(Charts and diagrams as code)
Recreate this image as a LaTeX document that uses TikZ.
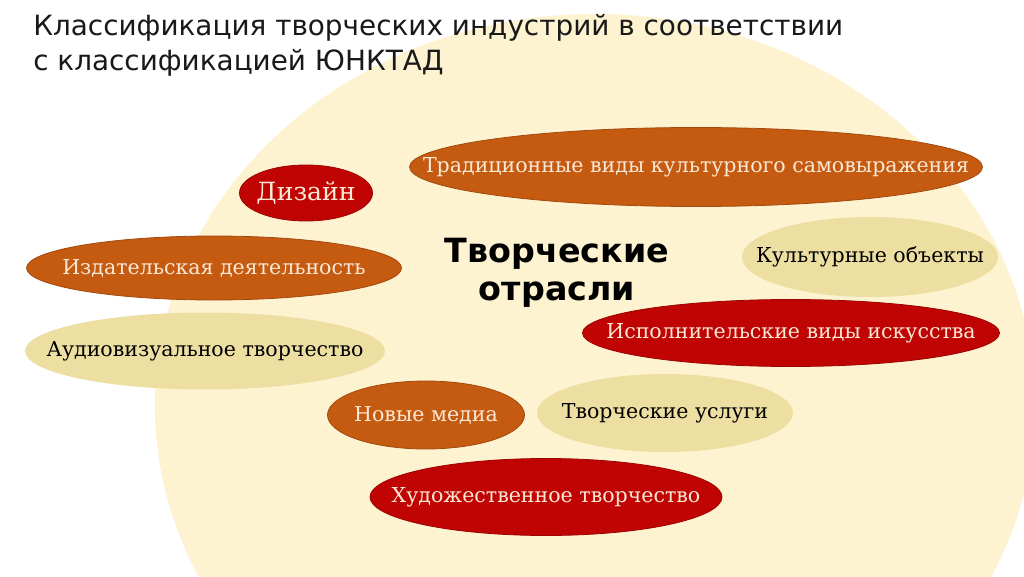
\documentclass[tikz,border=0pt]{standalone}
\usepackage{fontspec}
\setmainfont{DejaVu Serif}
\setsansfont{DejaVu Sans}
\definecolor{Bgfill}{RGB}{253,243,208}
\definecolor{Ofill}{RGB}{197,90,17}
\definecolor{Rfill}{RGB}{192,4,4}
\definecolor{Pfill}{RGB}{237,223,162}
\definecolor{Ltext}{RGB}{251,233,214}
\definecolor{Htext}{RGB}{25,25,25}

\begin{document}
\begin{tikzpicture}[x=0.75pt,y=0.75pt,line join=round,
  oval/.style={fill=#1,draw=#1!82!black,line width=0.6pt},
  paleoval/.style={fill=Pfill},
  lbl/.style={inner sep=0pt,text=Ltext,font=\fontsize{15.4}{17}\selectfont},
  dlbl/.style={lbl,text=black},
  head/.style={anchor=base west,inner sep=0pt,text=Htext,font=\sffamily\fontsize{20.9}{25}\selectfont}]
\path[use as bounding box] (0,0) rectangle (1024,576);
\fill[white] (0,0) rectangle (1024,576);
\clip (0,0) rectangle (1024,576);
\fill[Bgfill] (595,170) ellipse[x radius=440,y radius=392];
\node[head] (head1) at (33,540) {Классификация творческих индустрий в соответствии};
\node[head] (head2) at (33,505) {с классификацией ЮНКТАД};
% ovals
\draw[oval=Ofill] (696,409) ellipse[x radius=286.5,y radius=39.5];
\node[lbl] (trad) at (696,409) {Традиционные виды культурного самовыражения};
\draw[oval=Rfill] (306,383) ellipse[x radius=66.5,y radius=28];
\node[lbl,font=\fontsize{18.8}{20}\selectfont] (design) at (306,383) {Дизайн};
\draw[oval=Ofill] (214,308) ellipse[x radius=187.5,y radius=32];
\node[lbl] (publ) at (214,308) {Издательская деятельность};
\fill[paleoval] (205,225) ellipse[x radius=180,y radius=38.5];
\node[dlbl] (audio) at (205,225) {Аудиовизуальное творчество};
\fill[paleoval] (870,319) ellipse[x radius=128,y radius=40];
\node[dlbl] (cult) at (870,319) {Культурные объекты};
\draw[oval=Rfill] (791,243) ellipse[x radius=208.5,y radius=33.5];
\node[lbl] (perf) at (791,243) {Исполнительские виды искусства};
\draw[oval=Ofill] (426,161) ellipse[x radius=98.5,y radius=34];
\node[lbl] (media) at (426,161) {Новые медиа};
\fill[paleoval] (665,163) ellipse[x radius=128,y radius=39];
\node[dlbl] (serv) at (665,163) {Творческие услуги};
\draw[oval=Rfill] (546,79) ellipse[x radius=176,y radius=38.5];
\node[lbl] (art) at (546,79) {Художественное творчество};
% centre
\node[align=center,inner sep=0pt,font=\sffamily\bfseries\fontsize{25}{28.5}\selectfont] (core) at (557,303) {Творческие\\отрасли};
\end{tikzpicture}
\end{document}
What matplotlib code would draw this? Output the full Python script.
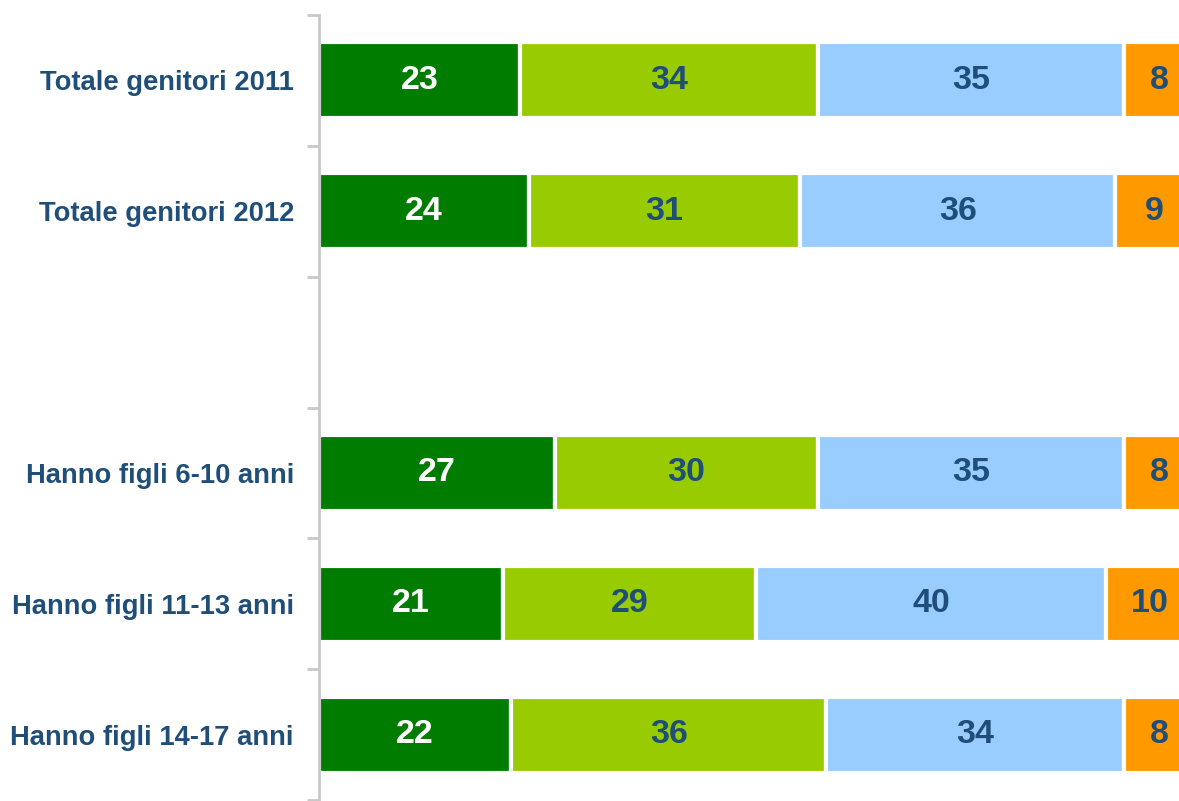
import matplotlib as mpl
import matplotlib.pyplot as plt
import numpy as np

mpl.use("Agg")
plt.rcParams["font.family"] = ["Liberation Sans", "DejaVu Sans"]

categories = ["Totale genitori 2011", "Totale genitori 2012", "",
              "Hanno figli 6-10 anni", "Hanno figli 11-13 anni", "Hanno figli 14-17 anni"]
s1 = [23, 24, np.nan, 27, 21, 22]
s2 = [34, 31, np.nan, 30, 29, 36]
s3 = [35, 36, np.nan, 35, 40, 34]
s4 = [8, 9, np.nan, 8, 10, 8]
series = [s1, s2, s3, s4]
colors = ["#007D00", "#99CC00", "#99CCFF", "#FF9900"]
text_colors = ["white", "#1F4E79", "#1F4E79", "#1F4E79"]
navy = "#1F4E79"

fig = plt.figure(figsize=(11.79, 8.01), dpi=100)
ax = fig.add_axes([319 / 1179, 1 / 801, 1 - 319 / 1179, 785 / 801])

y = np.arange(len(categories))
left = np.zeros(len(categories))
for vals, c, tc in zip(series, colors, text_colors):
    v = np.array(vals, dtype=float)
    ok = ~np.isnan(v)
    ax.barh(y[ok], v[ok], left=left[ok], height=0.58, color=c,
            edgecolor="white", linewidth=3)
    for yi, vi, li in zip(y[ok], v[ok], left[ok]):
        ax.text(li + vi / 2, yi, f"{int(vi)}", ha="center", va="center",
                color=tc, fontsize=24.5, fontweight="bold")
    left[ok] += v[ok]

ax.set_xlim(0, 98.3)
ax.set_ylim(len(categories) - 0.5, -0.5)
ax.set_xticks([])
ax.set_yticks(y)
ax.set_yticklabels(categories, fontsize=19.7, fontweight="bold", color=navy)
ax.tick_params(axis="y", which="major", length=0, pad=18)
ax.set_yticks(np.arange(-0.5, len(categories), 1), minor=True)
ax.tick_params(axis="y", which="minor", length=9, width=2, color="#C8C8C8")
for s in ["top", "right", "bottom"]:
    ax.spines[s].set_visible(False)
ax.spines["left"].set_color("#C8C8C8")
ax.spines["left"].set_linewidth(2)

fig.savefig("out.png", dpi=100)
plt.close(fig)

__THE PROBLEM__. Restate the whole of the material word for word without the pictures.

__TASK RESULT__.
Recreate this image as a LaTeX document that uses TikZ.
\documentclass[tikz,border=0pt]{standalone}
\usepackage{fontspec}
\setmainfont{DejaVu Serif}
\setsansfont{DejaVu Sans}
\definecolor{Bgfill}{RGB}{253,243,208}
\definecolor{Ofill}{RGB}{197,90,17}
\definecolor{Rfill}{RGB}{192,4,4}
\definecolor{Pfill}{RGB}{237,223,162}
\definecolor{Ltext}{RGB}{251,233,214}
\definecolor{Htext}{RGB}{25,25,25}

\begin{document}
\begin{tikzpicture}[x=0.75pt,y=0.75pt,line join=round,
  oval/.style={fill=#1,draw=#1!82!black,line width=0.6pt},
  paleoval/.style={fill=Pfill},
  lbl/.style={inner sep=0pt,text=Ltext,font=\fontsize{15.4}{17}\selectfont},
  dlbl/.style={lbl,text=black},
  head/.style={anchor=base west,inner sep=0pt,text=Htext,font=\sffamily\fontsize{20.9}{25}\selectfont}]
\path[use as bounding box] (0,0) rectangle (1024,576);
\fill[white] (0,0) rectangle (1024,576);
\clip (0,0) rectangle (1024,576);
\fill[Bgfill] (595,170) ellipse[x radius=440,y radius=392];
\node[head] (head1) at (33,540) {Классификация творческих индустрий в соответствии};
\node[head] (head2) at (33,505) {с классификацией ЮНКТАД};
% ovals
\draw[oval=Ofill] (696,409) ellipse[x radius=286.5,y radius=39.5];
\node[lbl] (trad) at (696,409) {Традиционные виды культурного самовыражения};
\draw[oval=Rfill] (306,383) ellipse[x radius=66.5,y radius=28];
\node[lbl,font=\fontsize{18.8}{20}\selectfont] (design) at (306,383) {Дизайн};
\draw[oval=Ofill] (214,308) ellipse[x radius=187.5,y radius=32];
\node[lbl] (publ) at (214,308) {Издательская деятельность};
\fill[paleoval] (205,225) ellipse[x radius=180,y radius=38.5];
\node[dlbl] (audio) at (205,225) {Аудиовизуальное творчество};
\fill[paleoval] (870,319) ellipse[x radius=128,y radius=40];
\node[dlbl] (cult) at (870,319) {Культурные объекты};
\draw[oval=Rfill] (791,243) ellipse[x radius=208.5,y radius=33.5];
\node[lbl] (perf) at (791,243) {Исполнительские виды искусства};
\draw[oval=Ofill] (426,161) ellipse[x radius=98.5,y radius=34];
\node[lbl] (media) at (426,161) {Новые медиа};
\fill[paleoval] (665,163) ellipse[x radius=128,y radius=39];
\node[dlbl] (serv) at (665,163) {Творческие услуги};
\draw[oval=Rfill] (546,79) ellipse[x radius=176,y radius=38.5];
\node[lbl] (art) at (546,79) {Художественное творчество};
% centre
\node[align=center,inner sep=0pt,font=\sffamily\bfseries\fontsize{25}{28.5}\selectfont] (core) at (557,303) {Творческие\\отрасли};
\end{tikzpicture}
\end{document}
What matplotlib code would draw this? Output the full Python script.
import matplotlib as mpl
import matplotlib.pyplot as plt
import numpy as np

mpl.use("Agg")
plt.rcParams["font.family"] = ["Liberation Sans", "DejaVu Sans"]

categories = ["Totale genitori 2011", "Totale genitori 2012", "",
              "Hanno figli 6-10 anni", "Hanno figli 11-13 anni", "Hanno figli 14-17 anni"]
s1 = [23, 24, np.nan, 27, 21, 22]
s2 = [34, 31, np.nan, 30, 29, 36]
s3 = [35, 36, np.nan, 35, 40, 34]
s4 = [8, 9, np.nan, 8, 10, 8]
series = [s1, s2, s3, s4]
colors = ["#007D00", "#99CC00", "#99CCFF", "#FF9900"]
text_colors = ["white", "#1F4E79", "#1F4E79", "#1F4E79"]
navy = "#1F4E79"

fig = plt.figure(figsize=(11.79, 8.01), dpi=100)
ax = fig.add_axes([319 / 1179, 1 / 801, 1 - 319 / 1179, 785 / 801])

y = np.arange(len(categories))
left = np.zeros(len(categories))
for vals, c, tc in zip(series, colors, text_colors):
    v = np.array(vals, dtype=float)
    ok = ~np.isnan(v)
    ax.barh(y[ok], v[ok], left=left[ok], height=0.58, color=c,
            edgecolor="white", linewidth=3)
    for yi, vi, li in zip(y[ok], v[ok], left[ok]):
        ax.text(li + vi / 2, yi, f"{int(vi)}", ha="center", va="center",
                color=tc, fontsize=24.5, fontweight="bold")
    left[ok] += v[ok]

ax.set_xlim(0, 98.3)
ax.set_ylim(len(categories) - 0.5, -0.5)
ax.set_xticks([])
ax.set_yticks(y)
ax.set_yticklabels(categories, fontsize=19.7, fontweight="bold", color=navy)
ax.tick_params(axis="y", which="major", length=0, pad=18)
ax.set_yticks(np.arange(-0.5, len(categories), 1), minor=True)
ax.tick_params(axis="y", which="minor", length=9, width=2, color="#C8C8C8")
for s in ["top", "right", "bottom"]:
    ax.spines[s].set_visible(False)
ax.spines["left"].set_color("#C8C8C8")
ax.spines["left"].set_linewidth(2)

fig.savefig("out.png", dpi=100)
plt.close(fig)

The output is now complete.